The radius of the circle which has normals `xy-2x-y+2= 0` and a tangent `3x+4y-6= 0` is

To find the radius of the circle that has the given normals and tangent, we can follow these steps: ### Step 1: Identify the equations of the normals and tangent The equations provided are: - Normals: \( xy - 2x - y + 2 = 0 \) - Tangent: \( 3x + 4y - 6 = 0 \) ### Step 2: Simplify the normal equation We can rewrite the normal equation: \[ xy - 2x - y + 2 = 0 \] Rearranging gives: \[ xy - 2x - y + 2 = 0 \implies y(x - 1) = 2x - 2 \] This can be factored as: \[ (x - 1)(y - 2) = 0 \] Thus, we have two lines: 1. \( x = 1 \) 2. \( y = 2 \) ### Step 3: Find the center of the circle The intersection of the lines \( x = 1 \) and \( y = 2 \) gives us the center of the circle: \[ \text{Center} = (1, 2) \] ### Step 4: Use the distance formula to find the radius The radius of the circle can be found using the perpendicular distance from the center to the tangent line.

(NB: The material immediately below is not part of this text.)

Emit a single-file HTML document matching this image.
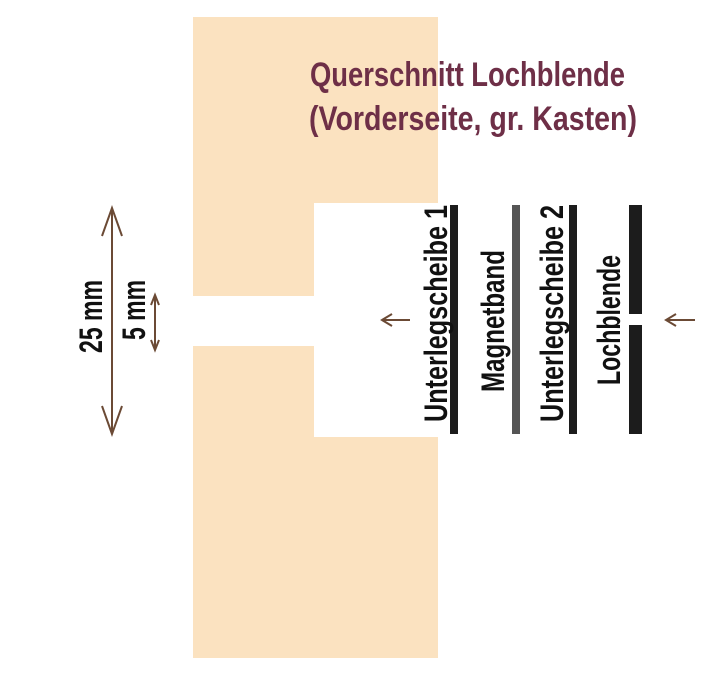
<!DOCTYPE html>
<html><head><meta charset="utf-8"><style>
html,body{margin:0;padding:0;background:#fff;}
svg{display:block;}
text{font-family:"Liberation Sans Narrow","Liberation Sans",sans-serif;font-weight:bold;}
</style></head><body>
<svg width="707" height="676" viewBox="0 0 707 676" xmlns="http://www.w3.org/2000/svg">
<rect x="193" y="17" width="245" height="641" fill="#fbe2c0"/>
<rect x="314" y="203" width="125" height="234" fill="#fff"/>
<rect x="193" y="296" width="122" height="50" fill="#fff"/>
<text x="310" y="86" font-size="34" fill="#6e2f47" textLength="315" lengthAdjust="spacingAndGlyphs">Querschnitt Lochblende</text>
<text x="309" y="130" font-size="34" fill="#6e2f47" textLength="328" lengthAdjust="spacingAndGlyphs">(Vorderseite, gr. Kasten)</text>
<rect x="450" y="205" width="8" height="229" fill="#1c1c1c"/>
<rect x="512" y="205" width="8" height="229" fill="#555"/>
<rect x="569" y="205" width="8" height="229" fill="#1c1c1c"/>
<rect x="629" y="205" width="13" height="109" fill="#1c1c1c"/>
<rect x="629" y="325" width="13" height="109" fill="#1c1c1c"/>
<g fill="#111" font-size="32">
<text transform="translate(447,422) rotate(-90)" textLength="217" lengthAdjust="spacingAndGlyphs">Unterlegscheibe 1</text>
<text transform="translate(504,392) rotate(-90)" textLength="142" lengthAdjust="spacingAndGlyphs">Magnetband</text>
<text transform="translate(563,422) rotate(-90)" textLength="217" lengthAdjust="spacingAndGlyphs">Unterlegscheibe 2</text>
<text transform="translate(620,385) rotate(-90)" textLength="130" lengthAdjust="spacingAndGlyphs">Lochblende</text>
<text transform="translate(102,353) rotate(-90)" textLength="73" lengthAdjust="spacingAndGlyphs">25 mm</text>
<text transform="translate(145,340) rotate(-90)" textLength="60" lengthAdjust="spacingAndGlyphs">5 mm</text>
</g>
<g stroke="#6b4a35" stroke-width="2" fill="none">
<line x1="112" y1="208" x2="112" y2="434"/>
<polyline points="102,236 112,208 122,236"/>
<polyline points="102,406 112,434 122,406"/>
<line x1="155" y1="295" x2="155" y2="350"/>
<polyline points="151,305 155,295 159,305"/>
<polyline points="151,340 155,350 159,340"/>
<line x1="382" y1="320" x2="410" y2="320"/>
<polyline points="392,314 382,320 392,326"/>
<line x1="666" y1="320" x2="695" y2="320"/>
<polyline points="676,314 666,320 676,326"/>
</g>
</svg>
</body></html>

The formula for the distance \( d \) from a point \( (x_0, y_0) \) to the line \( Ax + By + C = 0 \) is: \[ d = \frac{|Ax_0 + By_0 + C|}{\sqrt{A^2 + B^2}} \] For the tangent line \( 3x + 4y - 6 = 0 \), we have: - \( A = 3 \) - \( B = 4 \) - \( C = -6 \) Substituting the center \( (1, 2) \) into the formula: \[ d = \frac{|3(1) + 4(2) - 6|}{\sqrt{3^2 + 4^2}} \] ### Step 5: Calculate the numerator Calculating the numerator: \[ 3(1) + 4(2) - 6 = 3 + 8 - 6 = 5 \] Thus, the absolute value is: \[ |5| = 5 \] ### Step 6: Calculate the denominator Calculating the denominator: \[ \sqrt{3^2 + 4^2} = \sqrt{9 + 16} = \sqrt{25} = 5 \] ### Step 7: Calculate the radius Now substituting back into the distance formula: \[ d = \frac{5}{5} = 1 \] Thus, the radius of the circle is: \[ \text{Radius} = 1 \] ### Final Answer: The radius of the circle is \( \boxed{1} \).